Wow. Ok. I did not know that. I thought that there is depth information embedded...

eightails · on Feb 14, 2022

> But, of course, I'm overlooking something here. Because if you take the same portrait at 50mm and with, say, 20mm, it's not just the focal length of the camera that differs. What also differs is the position of each camera. The 50mm camera will be positioned further away from the subject, whereas the 20mm camera has to be positioned much closer to achieve the same "shot".

Yep, totally.

> Perhaps it helps that the vehicle moves? That is, after all, very close to having the same scene photographed by cameras positioned at different distances.

I think you're right, they must be taking advantage of this to get the kind of results they are getting. That point cloud footage is impressive, it's hard to imagine getting that kind of detail and accuracy just from individual 2d stills.

Maybe this also gives some insight into the situations where the system seems to struggle. When moving forward in a straight line, objects in the peripheral will shift noticeably in relative size, position and orientation within the frame, whereas objects directly in front will only change in size, not position or orientation. You can see this effect just by moving your head back and forth.

So it might be that the net has less information to go on when considering objects stationary directly in or slightly adjacent to the vehicles path -- which seems to be one of the scenarios where it makes mistakes in the real world, e.g. with stationary emergency vehicles. I'm just speculating here though.

> Also, among the front-facing cameras, the two outermost are at least a few centimeters apart. I haven't measured it, but it looks like a distance not unlike between a human's eyes [0]. Maybe that's already enough?

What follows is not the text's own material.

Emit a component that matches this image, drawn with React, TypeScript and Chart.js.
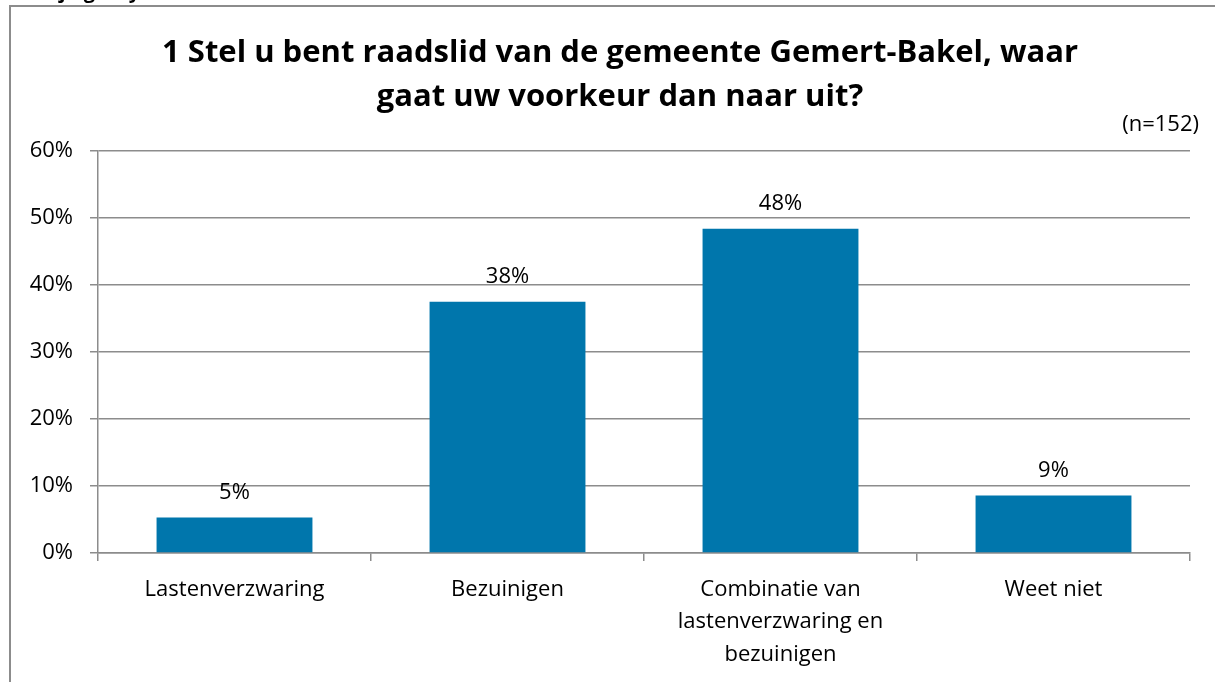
import React, { useEffect, useRef } from "react";
import { Chart, registerables } from "chart.js";

Chart.register(...registerables);

const titleLines = ["1 Stel u bent raadslid van de gemeente Gemert-Bakel, waar", "gaat uw voorkeur dan naar uit?"];
const sampleNote = "(n=152)";
const categories: (string | string[])[] = [
  "Lastenverzwaring",
  "Bezuinigen",
  ["Combinatie van", "lastenverzwaring en", "bezuinigen"],
  "Weet niet",
];
const values = [5.3, 37.5, 48.4, 8.6];
const yTicks = [0, 10, 20, 30, 40, 50, 60];

const FONT = "'Open Sans', 'Noto Sans', sans-serif";
const BAR_COLOR = "#0076AC";
const GRID = "#8c8c8c";

export default function App() {
  const ref = useRef<HTMLCanvasElement | null>(null);
  useEffect(() => {
    if (!ref.current) return;
    const decor = {
      id: "decor",
      beforeDraw(chart: any) {
        const ctx = chart.ctx;
        ctx.save();
        ctx.fillStyle = "#fff";
        ctx.fillRect(0, 0, chart.width, chart.height);
        // partially cut text above frame
        ctx.fillStyle = "#000";
        ctx.font = `bold 20px ${FONT}`;
        ctx.textBaseline = "alphabetic";
        ctx.textAlign = "left";
        ctx.fillText("Bijlage 1 y", 40, -2);
        // frame
        ctx.strokeStyle = GRID;
        ctx.lineWidth = 2;
        ctx.beginPath();
        ctx.moveTo(10, chart.height + 2);
        ctx.lineTo(10, 6);
        ctx.lineTo(chart.width + 2, 6);
        ctx.stroke();
        ctx.restore();
      },
      afterDraw(chart: any) {
        const ctx = chart.ctx;
        ctx.save();
        ctx.fillStyle = "#000";
        ctx.textAlign = "center";
        ctx.textBaseline = "middle";
        ctx.font = `bold 31px ${FONT}`;
        titleLines.forEach((t, i) => ctx.fillText(t, 620, 53 + i * 44));
        ctx.font = `22px ${FONT}`;
        ctx.textAlign = "right";
        ctx.fillText(sampleNote, 1199, 125);
        // data labels
        ctx.textAlign = "center";
        const meta = chart.getDatasetMeta(0);
        meta.data.forEach((bar: any, i: number) => {
          ctx.fillText(Math.round(values[i]) + "%", bar.x, bar.y - 25);
        });
        ctx.restore();
      },
    };
    const chart = new Chart(ref.current, {
      type: "bar",
      data: {
        labels: categories,
        datasets: [
          {
            data: values,
            backgroundColor: BAR_COLOR,
            borderWidth: 0,
            barPercentage: 0.571,
            categoryPercentage: 1,
          },
        ],
      },
      options: {
        animation: false,
        responsive: false,
        devicePixelRatio: 1,
        layout: { padding: { top: 151, right: 25, left: 0, bottom: 0 } },
        plugins: { legend: { display: false }, title: { display: false }, tooltip: { enabled: false } },
        scales: {
          x: {
            offset: true,
            grid: {
              offset: true,
              drawOnChartArea: false,
              drawTicks: true,
              tickLength: 8,
              color: GRID,
              lineWidth: 1.5,
            },
            border: { display: true, color: GRID, width: 1.5 },
            ticks: {
              color: "#000",
              font: { family: FONT, size: 22, lineHeight: 1.48 },
              padding: 12,
              maxRotation: 0,
              autoSkip: false,
            },
            afterFit(scale: any) {
              scale.height = 129;
            },
          },
          y: {
            min: 0,
            max: 60,
            afterBuildTicks(scale: any) {
              scale.ticks = yTicks.map((v) => ({ value: v }));
            },
            grid: { color: GRID, lineWidth: 1.5, tickLength: 8, drawTicks: true },
            border: { display: true, color: GRID, width: 1.5 },
            ticks: {
              color: "#000",
              font: { family: FONT, size: 22 },
              padding: 17,
              callback: (v: any) => v + "%",
            },
            afterFit(scale: any) {
              scale.width = 98;
            },
          },
        },
      },
      plugins: [decor],
    } as any);
    return () => chart.destroy();
  }, []);
  return (
    <div style={{ position: "fixed", left: 0, top: 0, width: 1215, height: 682 }}>
      <canvas ref={ref} width={1215} height={682} style={{ width: 1215, height: 682, display: "block" }} />
    </div>
  );
}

Maybe. The distance between the cameras is pretty small from memory, less than in human eyes I would say. It would also only work over a smaller section of the forward view due to the difference in focal length between the cams. I can't help but think that if they really wanted to take advantage of binocular vision, they would have used more optimal hardware. So I guess that implies that the engineers are confident that what they have should be sufficient, one way or another.